If this is the case it is rather hard to see what we are arguing about. With all the semantic ingenuity in the world children on the autistic spectrum are surely autistic and so are children who have autistic behaviour.
So states John Stone on Age of Autism.
Its meant to point out to us the linguistic convolutions some people go to in order to seperate people who have autism and people who display autistic symptoms. We’re meant to roll our eyes on this stupidity.
But I can’t. Because its not stupid. Because there is a difference between having enough of the symptoms to qualify for a diagnosis of autism and not having enough of the symptoms of autism to qualify for a diagnosis of autism. In one scenario a person has autism as medically defined. In the other scenario, they don’t.
Far from John Stones ‘semantic ingenuity’, what we are in fact talking about is ‘semantic precision’. Lots of people display some of the symptoms of autism yet simply don’t have enough to get a diagnosis. This phenomenom has even got a name: Broader Autism Phenotype . In a paper from as long ago as 1997, the authors states:
Studies of families ascertained through a single autistic proband suggest that the genetic liability for autism may be expressed in nonautistic relatives in a phenotype that is milder but qualitatively similar to the defining features of autism.
Note the use of the word qualitatively there. In that, people with enough symptoms have autism share qualities with those who don’t.
Autism has a long and painful history of being sculpted into a set of beliefs that reflect the position of the believer rather than the objective truth of the matter. The thing is, we have an objective (if medical) truth on the matter, its set down in the DSM or the ICD, pick your poison. John Stone is merely the latest in a long line of people who want autistic people to be ambiguous enough to reflect their beliefs. However, by its very definition, you cannot be autistic (again medically speaking) if you don’t meet the criteria, or even enough of the criteria.
I see nothing of semantic igenuity in this. Stone is, of course, attempting to whip up support for the latest terrible study – this one legal – that claims to have found 83 people compensated for autism via vaccine injury. When you apply John Stone et al’s loose, ambiguous definition of what autism medically is then they’re quite right. Thing is, I suspect I, John Stone and various others could all show some symptoms of autism. Much trickier is to display enough symptoms of autism to be diagnosed as autistic. Something I think about 1% of these 83 were. In other words, no different in amount than the rest of any other population.
Some of the disorders listed fall under the spectrum umbrella, so can argue whether or not it's "actually autism" or just a disorder in the spectrum... either way, the point is that there are many disorders that don't fall under the spectrum umbrella but do share some "autism-like symptoms" yet are not autism.

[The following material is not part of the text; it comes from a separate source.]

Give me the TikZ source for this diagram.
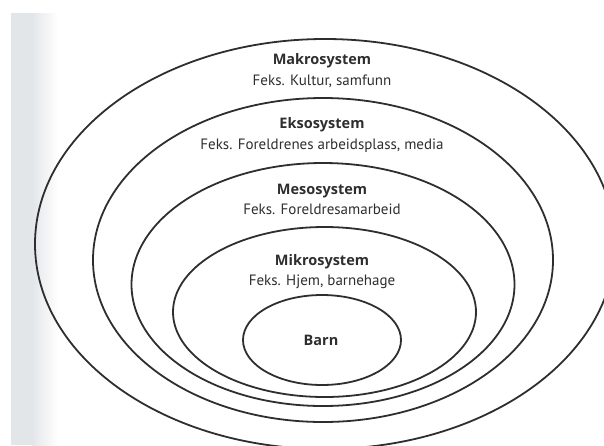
\documentclass[tikz,border=0pt]{standalone}
\usepackage{fontspec}
\setmainfont{PT Sans}
\newfontfamily\headfont{Open Sans}
\usetikzlibrary{shapes.geometric}
\definecolor{ink}{HTML}{2E2E2E}
\definecolor{scangray}{HTML}{E3E6E9}

\begin{document}
\begin{tikzpicture}[x=1pt, y=-1pt,
    ring/.style={ellipse, draw=ink, line width=1.8pt, inner sep=0pt},
    title/.style={anchor=base, text=ink, font=\headfont\fontsize{14.5}{16}\selectfont\bfseries},
    note/.style={anchor=base, text=ink, font=\fontsize{15}{17}\selectfont}]
    \useasboundingbox (0,0) rectangle (604,445);
    \clip (0,0) rectangle (604,445);
    \fill[scangray] (11,13) rectangle (32,445);
    \shade[left color=scangray, right color=white] (32,13) rectangle (58,445);

    \node (makro) at (325,244) [ring, minimum width=580pt, minimum height=410pt] {};
    \node (ekso) at (323,260) [ring, minimum width=460pt, minimum height=324pt] {};
    \node (meso) at (323,284.5) [ring, minimum width=383pt, minimum height=243pt] {};
    \node (mikro) at (324.5,312) [ring, minimum width=303pt, minimum height=170pt] {};
    \node (barn) at (322,340) [ring, minimum width=158pt, minimum height=90pt] {};

    \node (makrotitle) at (322,64) [title] {Makrosystem};
    \node (makronote) at (322,85) [note] {Feks. Kultur, samfunn};
    \node (eksotitle) at (322,128.5) [title] {Eksosystem};
    \node (eksonote) at (322,149) [note] {Feks. Foreldrenes arbeidsplass, media};
    \node (mesotitle) at (322,194) [title] {Mesosystem};
    \node (mesonote) at (322,214) [note] {Feks. Foreldresamarbeid};
    \node (mikrotitle) at (322,265) [title] {Mikrosystem};
    \node (mikronote) at (322,285) [note] {Feks. Hjem, barnehage};
    \node (barntitle) at (321,345) [title] {Barn};
\end{tikzpicture}
\end{document}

(1) The great majority of the children identified in the study “that claims to have found 83 people compensated for autism via vaccine injury” suffered an alleged vaccine reaction following vaccination against pertussis.

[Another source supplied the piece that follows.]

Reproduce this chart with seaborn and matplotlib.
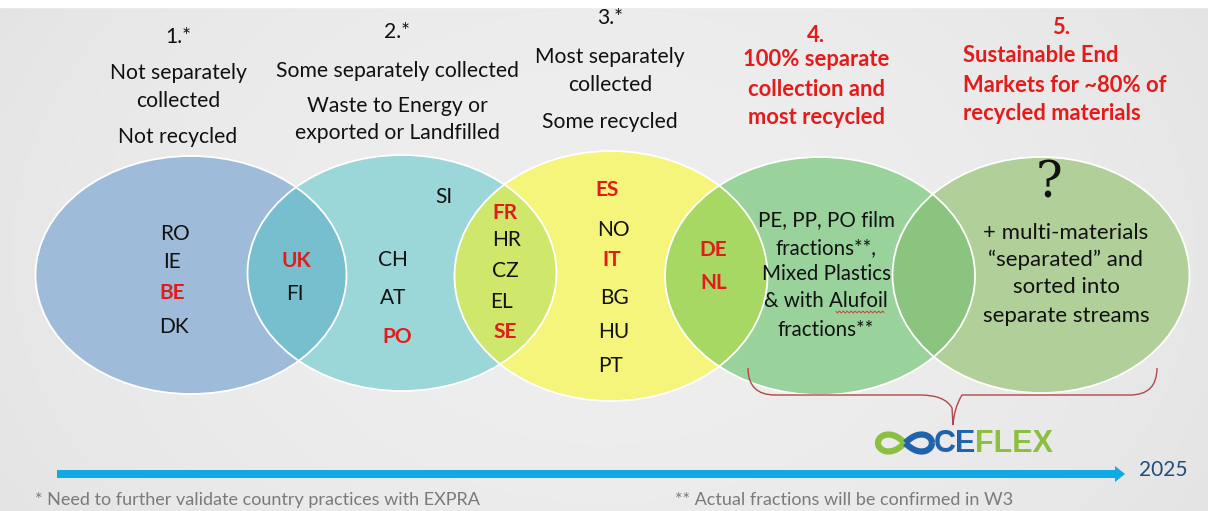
import numpy as np
import matplotlib
matplotlib.use("Agg")
import matplotlib.pyplot as plt
from matplotlib.patches import Ellipse, PathPatch, FancyArrow
from matplotlib.path import Path
import seaborn as sns

# stage headers
stage_numbers = ['1.*', '2.*', '3.*', '4.', '5.']
stage_lines = [
    ['Not separately', 'collected', 'Not recycled'],
    ['Some separately collected', 'Waste to Energy or', 'exported or Landfilled'],
    ['Most separately', 'collected', 'Some recycled'],
    ['100% separate', 'collection and', 'most recycled'],
    ['Sustainable End', 'Markets for ~80% of', 'recycled materials'],
]

# countries per region (circle or overlap)
countries_1 = ['RO', 'IE', 'BE', 'DK']
countries_12 = ['UK', 'FI']
countries_2 = ['SI', 'CH', 'AT', 'PO']
countries_23 = ['FR', 'HR', 'CZ', 'EL', 'SE']
countries_3 = ['ES', 'NO', 'IT', 'BG', 'HU', 'PT']
countries_34 = ['DE', 'NL']
red_countries = ['BE', 'UK', 'PO', 'FR', 'SE', 'ES', 'IT', 'DE', 'NL']

materials_4 = ['PE, PP, PO film', 'fractions**,', 'Mixed Plastics', '& with Alufoil', 'fractions**']
materials_5 = ['+ multi-materials', '\u201cseparated\u201d and', 'sorted into', 'separate streams']

footnote_1 = '* Need to further validate country practices with EXPRA'
footnote_2 = '** Actual fractions will be confirmed in W3'
end_year = '2025'

# ---- layout (pixel coords, y down) ----
W, H = 1208, 511
ell_center = [(191, 275), (402, 273), (611, 276), (820, 276), (1041, 275)]
ell_size = [(311, 238), (309, 236), (313, 250), (310, 238), (297, 236)]
ell_color = ['#9ebcda', '#9bd6d8', '#f4f57a', '#99d39b', '#b1cf99']
overlap_color = ['#77bfcf', '#cfe86c', '#a6d863', '#8ac47e']

red = '#e31b1b'
black = '#111111'

sns.set_theme(style="white")
plt.rcParams['font.family'] = ['Lato', 'DejaVu Sans']

fig = plt.figure(figsize=(12.08, 5.11), dpi=100)
ax = fig.add_axes([0, 0, 1, 1])
ax.set_xlim(0, W)
ax.set_ylim(H, 0)
ax.axis('off')

# background
xx = np.linspace(-1, 1, 300)
yy = np.linspace(-1, 1, 120)
X, Y = np.meshgrid(xx, yy)
bg = 0.935 - 0.03 * X**2 - 0.01 * Y**2
ax.imshow(np.dstack([bg, bg, bg]), extent=[0, W, H, 0], aspect='auto', zorder=0,
          interpolation='bilinear')
ax.axhspan(0, 7, color='white', zorder=0.5)

# ellipses
patches = []
for c, s, col in zip(ell_center, ell_size, ell_color):
    e = Ellipse(c, s[0], s[1], facecolor=col, edgecolor='none', zorder=1)
    ax.add_patch(e)
    patches.append(e)
for i, col in enumerate(overlap_color):
    c, s = ell_center[i + 1], ell_size[i + 1]
    o = Ellipse(c, s[0], s[1], facecolor=col, edgecolor='none', zorder=2)
    ax.add_patch(o)
    o.set_clip_path(patches[i])
for c, s in zip(ell_center, ell_size):
    ax.add_patch(Ellipse(c, s[0], s[1], facecolor='none', edgecolor='white', lw=1.3, zorder=3))

# stage headers
num_pos = [(178, 37), (397, 32), (610, 18), (816, 35), (1061, 27)]
line_y = [[73, 101, 137], [71, 106, 133], [57, 85, 122], [60, 89, 118], [56, 85, 113]]
for k in range(5):
    if k >= 3:
        col, fw, fs = red, 'bold', 15.8
    else:
        col, fw, fs = black, 'normal', 15.2
    ax.text(num_pos[k][0], num_pos[k][1], stage_numbers[k], ha='center', va='center',
            fontsize=fs, color=col, fontweight=fw, zorder=5)
    for line, y in zip(stage_lines[k], line_y[k]):
        if k == 4:
            ax.text(963, y, line, ha='left', va='center', fontsize=fs, color=col,
                    fontweight=fw, zorder=5)
        else:
            ax.text(num_pos[k][0], y, line, ha='center', va='center',
                    fontsize=fs, color=col, fontweight=fw, zorder=5)

# countries
country_pos = {
    'RO': (175, 234), 'IE': (172, 262), 'BE': (172, 293), 'DK': (174, 327),
    'UK': (296, 261), 'FI': (295, 294),
    'SI': (444, 197), 'CH': (393, 260), 'AT': (393, 298), 'PO': (397, 337),
    'FR': (505, 213), 'HR': (507, 240), 'CZ': (505, 271), 'EL': (502, 302), 'SE': (505, 332),
    'ES': (607, 190), 'NO': (613, 230), 'IT': (612, 260), 'BG': (614, 298), 'HU': (614, 332),
    'PT': (610, 366),
    'DE': (713, 250), 'NL': (714, 283),
}
for group in [countries_1, countries_12, countries_2, countries_23, countries_3, countries_34]:
    for code in group:
        x, y = country_pos[code]
        if code in red_countries:
            ax.text(x, y, code, ha='center', va='center', fontsize=15, color=red,
                    fontweight='bold', zorder=5)
        else:
            ax.text(x, y, code, ha='center', va='center', fontsize=15, color=black, zorder=5)

# circle 4 and 5 contents
for line, y in zip(materials_4, [220, 248, 274, 301, 330]):
    ax.text(826, y, line, ha='center', va='center', fontsize=14.8, color=black, zorder=5)
# wavy underline under "Alufoil"
wx = np.linspace(836, 884, 48)
ax.plot(wx, 312 + 1.0 * np.sin(wx * 1.6), color='#d04040', lw=0.7, zorder=5)

ax.text(1049, 184, '?', ha='center', va='center', fontsize=36, family='DejaVu Serif',
        color=black, zorder=5)
for line, y in zip(materials_5, [233, 260, 287, 316]):
    ax.text(1066, y, line, ha='center', va='center', fontsize=16, color=black, zorder=5)

# curly brace under circles 4 and 5
brace = Path(
    [(748, 368), (748, 395), (775, 395), (800, 395),
     (920, 395), (945, 395), (952, 408), (953, 425),
     (954, 408), (962, 395), (985, 395),
     (1130, 395), (1157, 395), (1157, 368)],
    [Path.MOVETO, Path.CURVE3, Path.CURVE3, Path.LINETO,
     Path.LINETO, Path.CURVE3, Path.CURVE3, Path.LINETO,
     Path.CURVE3, Path.CURVE3, Path.LINETO,
     Path.LINETO, Path.CURVE3, Path.CURVE3],
)
ax.add_patch(PathPatch(brace, facecolor='none', edgecolor='#b04848', lw=1.0, zorder=4))

# CEFLEX logo
t = np.linspace(0, 2 * np.pi, 200)
lx = 905 + 27 * np.cos(t) / (1 + np.sin(t) ** 2)
ly = 443 + 24 * np.sin(t) * np.cos(t) / (1 + np.sin(t) ** 2)
half = np.cos(t) < 0
ax.plot(np.where(half, lx, np.nan), ly, color='#8cbf3f', lw=4.5, zorder=5, solid_capstyle='butt')
ax.plot(np.where(~half, lx, np.nan), ly, color='#1f63ad', lw=4.5, zorder=5, solid_capstyle='butt')
ce = ax.text(934, 444, 'CE', ha='left', va='center', fontsize=22, fontweight='bold',
             family='Liberation Sans', color='#1f63ad', zorder=5)
fig.canvas.draw()
bb = ce.get_window_extent(renderer=fig.canvas.get_renderer())
ce_right = ax.transData.inverted().transform((bb.x1, bb.y0))[0]
ax.text(ce_right - 1, 444, 'FLEX', ha='left', va='center', fontsize=22, fontweight='bold',
        family='Liberation Sans', color='#8cbf3f', zorder=5)

# timeline arrow
ax.add_patch(FancyArrow(57, 474, 1068, 0, width=8, head_width=16, head_length=10,
                        length_includes_head=True, color='#10a8e5', lw=0, zorder=4))
ax.text(1163, 470, end_year, ha='center', va='center', fontsize=15, color='#1f4e79', zorder=5)

# footnotes
ax.text(35, 500, footnote_1, ha='left', va='center', fontsize=13, color='#7a7a7a', zorder=5)
ax.text(675, 500, footnote_2, ha='left', va='center', fontsize=13, color='#7a7a7a', zorder=5)

fig.savefig('out.png', dpi=100)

(2) Such “injuries” have been shown to actually be due to mutations that cause seizures and the development of “autistic traits” after a prolonged period of apparently normal development.

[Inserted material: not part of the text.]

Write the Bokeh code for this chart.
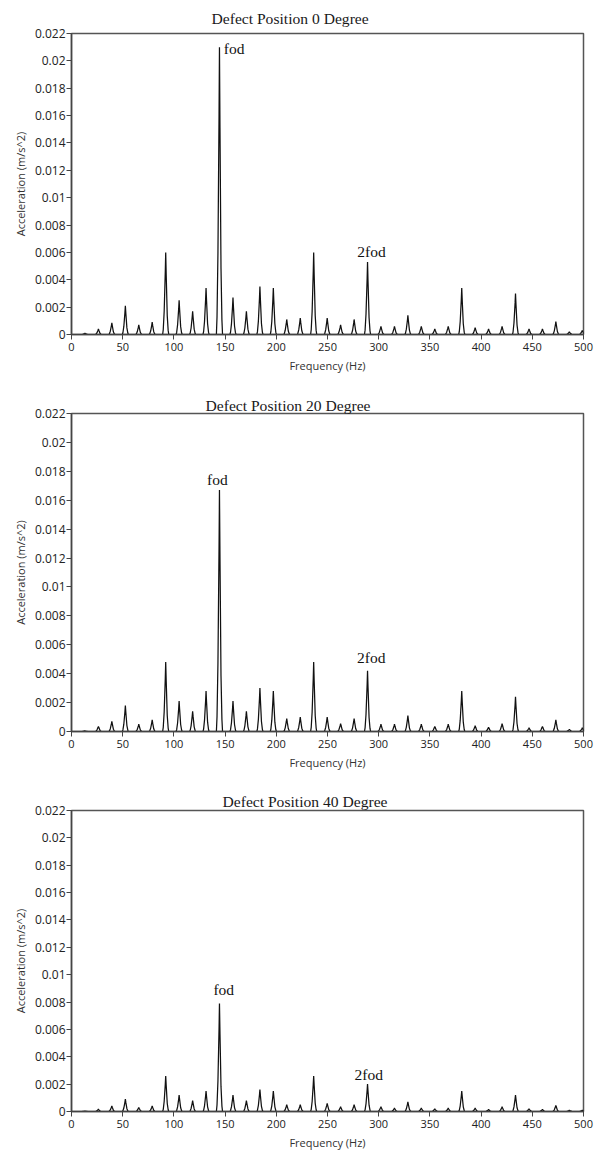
from bokeh.plotting import figure
from bokeh.layouts import column
from bokeh.models import FixedTicker, CustomJSTickFormatter, Range1d, ColumnDataSource
from bokeh.embed import file_html
from bokeh.resources import INLINE
from bokeh.core.properties import value

# ---- data ----
peak_freq = [13.1, 26.3, 39.4, 52.6, 65.7, 78.8, 92.0, 105.1, 118.3, 131.4,
             144.5, 157.7, 170.8, 184.0, 197.1, 210.2, 223.4, 236.5, 249.7, 262.8,
             276.0, 289.1, 302.2, 315.4, 328.5, 341.6, 354.8, 367.9, 381.1, 394.2,
             407.3, 420.5, 433.6, 446.8, 459.9, 473.0, 486.2, 498.8]

amp_0deg = [0.0001, 0.0004, 0.00085, 0.0021, 0.0007, 0.0009, 0.0060, 0.0025, 0.0017, 0.0034,
            0.0210, 0.0027, 0.0017, 0.0035, 0.0034, 0.0011, 0.0012, 0.0060, 0.0012, 0.0007,
            0.0011, 0.0053, 0.0006, 0.0006, 0.0014, 0.0006, 0.0004, 0.0006, 0.0034, 0.0005,
            0.0004, 0.0006, 0.0030, 0.0004, 0.0004, 0.00095, 0.0002, 0.0003]

amp_20deg = [0.00005, 0.00035, 0.0007, 0.0018, 0.0005, 0.0008, 0.0048, 0.0021, 0.0014, 0.0028,
             0.0167, 0.0021, 0.0014, 0.0030, 0.0028, 0.0009, 0.0010, 0.0048, 0.0010, 0.00055,
             0.0009, 0.0042, 0.0005, 0.0005, 0.0011, 0.0005, 0.00035, 0.0005, 0.0028, 0.0004,
             0.0003, 0.00055, 0.0024, 0.00025, 0.00035, 0.0008, 0.00015, 0.00025]

amp_40deg = [0.00003, 0.00017, 0.0004, 0.0009, 0.0003, 0.0004, 0.0026, 0.0012, 0.0008, 0.0015,
             0.0079, 0.0012, 0.0008, 0.0016, 0.0015, 0.0005, 0.0005, 0.0026, 0.0006, 0.00035,
             0.0005, 0.0020, 0.00035, 0.00025, 0.0007, 0.00025, 0.0002, 0.00025, 0.0015, 0.00025,
             0.00015, 0.00035, 0.0012, 0.0002, 0.00015, 0.00045, 0.0001, 0.0001]

titles = ["Defect Position 0 Degree", "Defect Position 20 Degree", "Defect Position 40 Degree"]

x_ticks = [0, 50, 100, 150, 200, 250, 300, 350, 400, 450, 500]
y_ticks = [0, 0.002, 0.004, 0.006, 0.008, 0.01, 0.012, 0.014, 0.016, 0.018, 0.02, 0.022]

# annotation anchors (data coords): fod and 2fod
ann_x = [[148.7, 293.0], [142.5, 292.8], [148.7, 290.3]]
ann_y = [[0.0209, 0.0061], [0.0174, 0.0051], [0.0089, 0.0027]]
ann_align = [["left", "center"], ["center", "center"], ["center", "center"]]

# spectral line shape around each peak (offset in Hz, fraction of peak height)
shape_dx = [-3.0, -2.4, -1.5, -0.4, 0.0, 0.5, 1.5, 2.4, 3.0]
shape_rel = [0.0, 0.06, 0.28, 0.77, 1.0, 0.72, 0.23, 0.05, 0.0]


def spectrum(amps):
    xs, ys = [0.0], [0.0]
    for f, a in zip(peak_freq, amps):
        for dx, r in zip(shape_dx, shape_rel):
            xs.append(f + dx)
            ys.append(a * r)
    xs.append(500.0)
    ys.append(0.0)
    return xs, ys


layout_specs = [
    # height, top, bottom, left, right, title offset, title standoff
    dict(h=385, top=33, bottom=51, left=67, right=14, toff=140, tst=13),
    dict(h=398, top=28, bottom=52, left=69, right=13, toff=134, tst=0),
    dict(h=369, top=27, bottom=39, left=71, right=16, toff=151, tst=1),
]

fmt = CustomJSTickFormatter(code="""
let s = tick.toFixed(3);
s = s.replace(/0+$/, '').replace(/\\.$/, '');
return s;
""")

figs = []
for i, amps in enumerate([amp_0deg, amp_20deg, amp_40deg]):
    spec = layout_specs[i]
    p = figure(width=599, height=spec["h"], x_range=Range1d(0, 500), y_range=Range1d(0, 0.022),
               output_backend="svg", toolbar_location=None,
               min_border_top=spec["top"], min_border_bottom=spec["bottom"],
               min_border_left=spec["left"], min_border_right=spec["right"])
    p.title.text = titles[i]
    p.title.align = "left"
    p.title.offset = spec["toff"]
    p.title.standoff = spec["tst"]
    p.title.text_font = "Liberation Serif"
    p.title.text_font_size = "15.6px"
    p.title.text_font_style = "normal"
    p.title.text_color = "#1a1a1a"

    xs, ys = spectrum(amps)
    p.line(xs, ys, line_color="#111111", line_width=1.25)

    src = ColumnDataSource(dict(x=ann_x[i], y=ann_y[i], t=["fod", "2fod"], a=ann_align[i]))
    p.text(x="x", y="y", text="t", source=src, text_align="a", text_baseline="middle",
           text_font=value("Liberation Serif"), text_font_size="15.5px", text_color="#111111")

    p.grid.visible = False
    p.outline_line_color = "#555555"
    p.outline_line_width = 1.5

    p.xaxis.ticker = FixedTicker(ticks=x_ticks)
    p.yaxis.ticker = FixedTicker(ticks=y_ticks)
    p.yaxis.formatter = fmt
    for ax in (p.xaxis, p.yaxis):
        ax.axis_line_color = "#444444"
        ax.axis_line_width = 1.5
        ax.major_tick_in = 0
        ax.major_tick_out = 5
        ax.minor_tick_line_color = None
        ax.major_tick_line_color = "#444444"
        ax.major_label_text_font = "Open Sans"
        ax.major_label_text_color = "#222222"
        ax.axis_label_text_font = "Open Sans"
        ax.axis_label_text_font_style = "normal"
        ax.axis_label_text_font_size = "11px"
        ax.axis_label_text_color = "#333333"
    p.xaxis.major_label_text_font_size = "11px"
    p.yaxis.major_label_text_font_size = "12px"
    p.xaxis.major_label_standoff = 3
    p.yaxis.major_label_standoff = 1
    p.xaxis.axis_label = "Frequency (Hz)"
    p.yaxis.axis_label = "Acceleration (m/s^2)"
    p.xaxis.axis_label_standoff = 4
    p.yaxis.axis_label_standoff = 4
    figs.append(p)

layout = column(*figs, spacing=0)
open("out.html", "w").write(file_html(layout, INLINE))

(3) Strangely, the authors argued that, contrary to the evidence, the development of “autistic traits” is due to the vaccine, and Stone apparently argues that the well-studied genetic syndrome is actually autism.
ToddW's take on "semantic ingenuity"
Now, there are some who might argue that there is a distinction, medically speaking, between polio and polio-like symptoms, but they are clearly held in the grip of Big PharmaTM. Don't let them fool you. I know I have polio because I have polio-like symptoms. And since there is no meaningful distinction between the terms "polio" and "polio-like symptoms," then the only possible answer is that the cause of my distress is nothing else but polio. I'm sure the folks at Age of Autism will back me up on this one.
I have in my household one child with Autism, and three other members, myself included, with ASD like aspects to our personalities, but would not qualify for a diagnosis. My husband and I score highly when we undertake the Broad Autism Phenotype test, yet neither are disabled by our traits (experience difficulties yes). I dont have any problem conceptualising the difference between Autism and ASD like behaviours.